There might even have been a few nerves when the No 10 stood over an early sighter for three points from an eerily similar position early on, but we needn't have worried. Aside from one missed touch early on, Finn was flawless. The Glasgow Warriors fly-half potted all five of his penalties and two conversions, one of which came after bouncing off a post at an oblique angle, and the man of the match's high kicking paved the way for one of Scotland's most fruitful ways of advancing the ball all day, via unerring catches by the likes of Tim Visser.

The scrum-half alongside him, at least for the first hour, didn't do too badly either. Ali Price, on his first full start for Scotland, led Welsh giants a merry dance at times and produced some big tackles too. Typically, this Scotland team's swashbuckling back division ran in two tries which even the likes of JPR Williams et al would have been proud, both of which involved some serious tiptoeing up the touchline. First Tommy Seymour touched down in the corner after Hogg's delayed pass had released Tim Visser, then Visser himself got in on the act after Russell and Hogg had seen the possibilities.

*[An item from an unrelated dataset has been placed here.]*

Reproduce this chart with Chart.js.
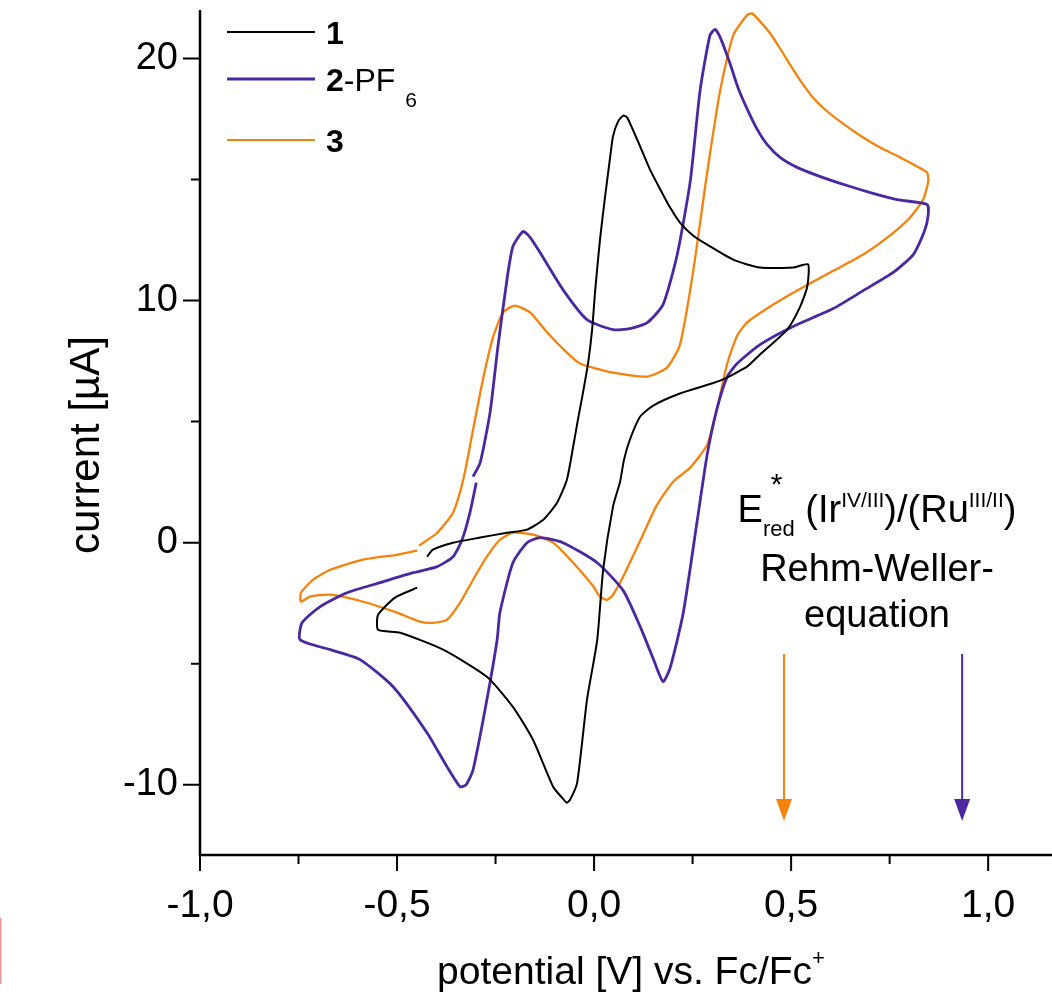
<!DOCTYPE html>
<html>
<head>
<meta charset="utf-8">
<script src="https://cdn.jsdelivr.net/npm/chart.js@4.4.1/dist/chart.umd.min.js"></script>
<style>
  html, body { margin: 0; padding: 0; background: #fff; }
  canvas { display: block; }
</style>
</head>
<body>
<canvas id="cvChart" width="1052" height="992"></canvas>
<script>
// cyclic voltammograms: potential [V] vs Fc/Fc+, current [µA]
const pot1 = [-0.424,-0.409,-0.358,-0.289,-0.221,-0.170,-0.129,-0.094,-0.069,-0.053,-0.041,-0.030,-0.015,-0.005,0.003,0.015,0.028,0.041,0.048,0.061,0.074,0.084,0.117,0.142,0.168,0.193,0.218,0.251,0.287,0.353,0.421,0.505,0.543,0.541,0.523,0.490,0.421,0.388,0.320,0.218,0.150,0.117,0.091,0.076,0.066,0.048,0.023,0.008,-0.018,-0.043,-0.061,-0.069,-0.081,-0.104,-0.155,-0.206,-0.272,-0.383,-0.492,-0.548,-0.548,-0.505,-0.449];
const cur1 = [-0.58,-0.29,0.00,0.21,0.41,0.54,0.95,1.65,2.60,3.97,5.08,6.03,7.44,8.80,10.45,12.52,14.30,15.95,16.78,17.40,17.64,17.56,16.36,15.41,14.59,13.84,13.22,12.69,12.31,11.69,11.36,11.36,11.49,10.58,9.75,8.80,7.77,7.27,6.69,6.16,5.66,5.21,4.26,3.43,2.52,1.49,-1.12,-4.01,-6.49,-9.92,-10.62,-10.74,-10.54,-10.08,-8.14,-6.78,-5.54,-4.42,-3.72,-3.60,-2.98,-2.27,-1.86];

const pot2 = [-0.299,-0.315,-0.335,-0.358,-0.398,-0.459,-0.543,-0.627,-0.695,-0.741,-0.746,-0.670,-0.594,-0.510,-0.424,-0.373,-0.340,-0.325,-0.307,-0.272,-0.246,-0.239,-0.206,-0.170,-0.137,-0.079,0.008,0.074,0.117,0.150,0.175,0.193,0.226,0.261,0.287,0.312,0.338,0.363,0.421,0.505,0.607,0.683,0.759,0.810,0.838,0.848,0.845,0.769,0.701,0.642,0.574,0.515,0.472,0.439,0.414,0.388,0.365,0.345,0.320,0.307,0.294,0.269,0.244,0.211,0.175,0.135,0.091,0.048,-0.018,-0.079,-0.137,-0.162,-0.180,-0.206,-0.221,-0.244,-0.264,-0.289,-0.307];
const cur2 = [2.48,1.24,0.12,-0.58,-0.99,-1.24,-1.65,-2.07,-2.64,-3.31,-4.01,-4.42,-4.83,-5.95,-7.85,-9.26,-10.08,-10.00,-9.38,-6.49,-4.01,-2.89,-0.83,0,0.21,0,-0.83,-1.98,-3.47,-4.79,-5.74,-5.17,-2.93,0.83,3.64,5.54,6.86,7.40,8.18,8.93,9.67,10.41,11.16,11.90,12.85,13.55,13.97,14.17,14.46,14.75,15.12,15.50,15.91,16.45,17.07,17.93,18.80,19.79,20.87,21.20,20.95,18.68,14.92,11.90,9.83,9.09,8.84,8.80,9.21,10.45,11.98,12.60,12.85,12.23,10.87,8.10,5.37,3.31,2.73];

const pot3 = [-0.444,-0.398,-0.358,-0.332,-0.307,-0.282,-0.256,-0.231,-0.201,-0.162,-0.119,-0.069,-0.036,0.048,0.135,0.185,0.218,0.251,0.287,0.320,0.353,0.388,0.401,0.421,0.447,0.472,0.497,0.523,0.553,0.586,0.624,0.675,0.726,0.777,0.815,0.845,0.848,0.835,0.802,0.751,0.683,0.599,0.515,0.439,0.388,0.363,0.338,0.312,0.287,0.244,0.201,0.160,0.117,0.074,0.048,0.033,0.015,-0.003,-0.053,-0.104,-0.155,-0.206,-0.239,-0.272,-0.307,-0.340,-0.373,-0.409,-0.442,-0.500,-0.586,-0.670,-0.721,-0.744,-0.744,-0.713,-0.670,-0.586,-0.500,-0.449];
const cur3 = [-0.12,0.41,1.24,2.60,4.67,6.74,8.51,9.50,9.79,9.50,8.68,7.85,7.40,7.02,6.86,7.23,8.18,11.16,15.29,18.68,20.95,21.78,21.86,21.53,21.03,20.41,19.75,19.09,18.43,17.89,17.40,16.82,16.32,15.91,15.58,15.29,14.92,14.17,13.43,12.69,11.90,11.16,10.41,9.67,9.09,8.55,7.40,5.54,4.05,3.10,2.52,1.57,0.08,-1.40,-2.15,-2.36,-2.23,-1.78,-0.83,0,0.33,0.41,0.12,-0.58,-1.53,-2.48,-3.18,-3.31,-3.26,-2.89,-2.44,-2.15,-2.23,-2.44,-2.07,-1.53,-1.12,-0.70,-0.50,-0.33];

// axis ticks
const xMajorTicks = [-1.0, -0.5, 0.0, 0.5, 1.0];
const xMinorTicks = [-0.75, -0.25, 0.25, 0.75];
const yMajorTicks = [-10, 0, 10, 20];
const yMinorTicks = [-5, 5, 15];

// excited state reduction potentials (Rehm-Weller) marked by arrows
const arrowPot = [0.482, 0.934];
const arrowColors = ['#f5820a', '#4b27a0'];
const arrowStart = -4.6;
const arrowEnd = -11.5;

const FONT = '"Liberation Sans", Arial, sans-serif';
const colBlack = '#000000';
const colPurple = '#4b27a0';
const colOrange = '#f5820a';

function toPoints(xs, ys) {
    return xs.map((v, i) => ({ x: v, y: ys[i] }));
}

// draw a run of text pieces, some raised/lowered and smaller
function drawRuns(ctx, runs, cx, baseline) {
    let total = 0;
    runs.forEach(r => {
        ctx.font = (r.bold ? 'bold ' : '') + r.size + 'px ' + FONT;
        r.w = r.noAdvance ? 0 : ctx.measureText(r.t).width;
        total += r.w;
    });
    let x = cx - total / 2;
    ctx.textAlign = 'left';
    ctx.textBaseline = 'alphabetic';
    runs.forEach(r => {
        ctx.font = (r.bold ? 'bold ' : '') + r.size + 'px ' + FONT;
        ctx.fillText(r.t, x + (r.dx || 0), baseline + (r.dy || 0));
        x += r.w;
    });
}

const decorPlugin = {
    id: 'decor',
    afterDraw(chart) {
        const { ctx, chartArea: a, scales: { x, y } } = chart;
        ctx.save();
        ctx.strokeStyle = '#000';
        ctx.fillStyle = '#000';

        // axis lines
        ctx.lineWidth = 2.5;
        ctx.beginPath();
        ctx.moveTo(a.left, a.top);
        ctx.lineTo(a.left, a.bottom);
        ctx.lineTo(a.right, a.bottom);
        ctx.stroke();

        // tick marks (outside)
        ctx.lineWidth = 2;
        ctx.beginPath();
        xMajorTicks.forEach(v => { const px = x.getPixelForValue(v); ctx.moveTo(px, a.bottom); ctx.lineTo(px, a.bottom + 16); });
        xMinorTicks.forEach(v => { const px = x.getPixelForValue(v); ctx.moveTo(px, a.bottom); ctx.lineTo(px, a.bottom + 9); });
        yMajorTicks.forEach(v => { const py = y.getPixelForValue(v); ctx.moveTo(a.left, py); ctx.lineTo(a.left - 17, py); });
        yMinorTicks.forEach(v => { const py = y.getPixelForValue(v); ctx.moveTo(a.left, py); ctx.lineTo(a.left - 9, py); });
        ctx.stroke();

        // axis titles
        ctx.save();
        ctx.translate(87, 445);
        ctx.rotate(-Math.PI / 2);
        ctx.font = '42px ' + FONT;
        ctx.textAlign = 'center';
        ctx.textBaseline = 'middle';
        ctx.fillText('current [µA]', 0, 0);
        ctx.restore();

        drawRuns(ctx, [
            { t: 'potential [V] vs. Fc/Fc', size: 39 },
            { t: '+', size: 22, dy: -19 }
        ], 631, 984);

        // legend
        const legendRows = [
            { col: colBlack, lw: 1.8, y: 32, runs: [{ t: '1', size: 32, bold: true }] },
            { col: colPurple, lw: 2.8, y: 79, runs: [{ t: '2', size: 32, bold: true }, { t: '-PF', size: 32 }, { t: '6', size: 21, dy: 16, dx: 10 }] },
            { col: colOrange, lw: 2.2, y: 140, runs: [{ t: '3', size: 32, bold: true }] }
        ];
        legendRows.forEach(row => {
            ctx.strokeStyle = row.col;
            ctx.lineWidth = row.lw;
            ctx.beginPath();
            ctx.moveTo(227, row.y);
            ctx.lineTo(315, row.y);
            ctx.stroke();
            let lx = 326;
            ctx.fillStyle = '#000';
            ctx.textAlign = 'left';
            ctx.textBaseline = 'alphabetic';
            row.runs.forEach(r => {
                ctx.font = (r.bold ? 'bold ' : '') + r.size + 'px ' + FONT;
                ctx.fillText(r.t, lx + (r.dx || 0), row.y + 12 + (r.dy || 0));
                lx += ctx.measureText(r.t).width;
            });
        });

        // annotation text
        ctx.fillStyle = '#000';
        ctx.font = '22px ' + FONT;
        const redW = ctx.measureText('red').width;
        const line1 = [
            { t: 'E', size: 38 },
            { t: '*', size: 30, dy: -28, dx: redW / 2 - 8, noAdvance: true },
            { t: 'red', size: 22, dy: 14 },
            { t: ' (Ir', size: 38 },
            { t: 'IV/III', size: 21, dy: -15 },
            { t: ')/(Ru', size: 38 },
            { t: 'III/II', size: 21, dy: -15 },
            { t: ')', size: 38 }
        ];
        drawRuns(ctx, line1, 877, 522);
        ctx.font = '38px ' + FONT;
        ctx.textAlign = 'center';
        ctx.fillText('Rehm-Weller-', 877, 581);
        ctx.fillText('equation', 877, 627);

        // arrows
        arrowPot.forEach((p, i) => {
            const px = x.getPixelForValue(p);
            const y0 = y.getPixelForValue(arrowStart);
            const y1 = y.getPixelForValue(arrowEnd);
            ctx.strokeStyle = arrowColors[i];
            ctx.fillStyle = arrowColors[i];
            ctx.lineWidth = 2;
            ctx.beginPath();
            ctx.moveTo(px, y0);
            ctx.lineTo(px, y1 - 20);
            ctx.stroke();
            ctx.beginPath();
            ctx.moveTo(px - 8, y1 - 22);
            ctx.lineTo(px + 8, y1 - 22);
            ctx.lineTo(px, y1);
            ctx.closePath();
            ctx.fill();
        });

        // faint red edge at the lower left
        ctx.strokeStyle = 'rgba(200, 70, 70, 0.55)';
        ctx.lineWidth = 2;
        ctx.beginPath();
        ctx.moveTo(0.5, 918);
        ctx.lineTo(0.5, 984);
        ctx.stroke();

        ctx.restore();
    }
};

const ctx = document.getElementById('cvChart').getContext('2d');
const cvChart = new Chart(ctx, {
    type: 'scatter',
    data: {
        datasets: [
            { label: '1', data: toPoints(pot1, cur1), borderColor: colBlack, borderWidth: 2 },
            { label: '2-PF6', data: toPoints(pot2, cur2), borderColor: colPurple, borderWidth: 2.8 },
            { label: '3', data: toPoints(pot3, cur3), borderColor: colOrange, borderWidth: 2.3 }
        ].map(ds => Object.assign(ds, { showLine: true, pointRadius: 0, tension: 0.2, fill: false }))
    },
    options: {
        responsive: false,
        animation: false,
        layout: { padding: { top: 10, right: 0, left: 0, bottom: 0 } },
        plugins: {
            legend: { display: false },
            tooltip: { enabled: false }
        },
        scales: {
            x: {
                type: 'linear',
                min: -1.0,
                max: 1.162,
                afterFit: s => { s.height = 137; s.paddingLeft = 0; s.paddingRight = 0; },
                grid: { display: false, drawTicks: false },
                border: { display: false },
                ticks: {
                    stepSize: 0.5,
                    includeBounds: false,
                    padding: 28,
                    color: '#000',
                    maxRotation: 0,
                    autoSkip: false,
                    font: { family: FONT, size: 39 },
                    callback: v => xMajorTicks.some(t => Math.abs(t - v) < 1e-6) ? v.toFixed(1).replace('.', ',') : ''
                }
            },
            y: {
                type: 'linear',
                min: -12.9,
                max: 22.0,
                afterFit: s => { s.width = 200; s.paddingTop = 0; s.paddingBottom = 0; },
                grid: { display: false, drawTicks: false },
                border: { display: false },
                ticks: {
                    stepSize: 10,
                    includeBounds: false,
                    padding: 22,
                    color: '#000',
                    font: { family: FONT, size: 38 },
                    callback: v => yMajorTicks.includes(v) ? String(v) : ''
                }
            }
        }
    },
    plugins: [decorPlugin]
});
</script>
</body>
</html>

OK, so Liam Williams continued his knack of scoring a try in every Six Nations match when he benefited from a tap Webb free kick to put Scotland into early arrears, and the TMO twice saved Scotland from further breaks from the savvy scrum-half, but Scotland fought fire with fire and deserved everything they have got here - even if it meant Richie Gray and Ross Moriarty pushing and shoving as they went up the tunnel at half time. Already without Laidlaw, they soon lost Hardie and Gordon Reid to knocks in an attritional contest. But Scotland showed that they too are made of stern stuff. And at least one man will return to Llanelli with a smile on his face: Scotland's stand-in skipper, and Scarlets back row, John Barclay.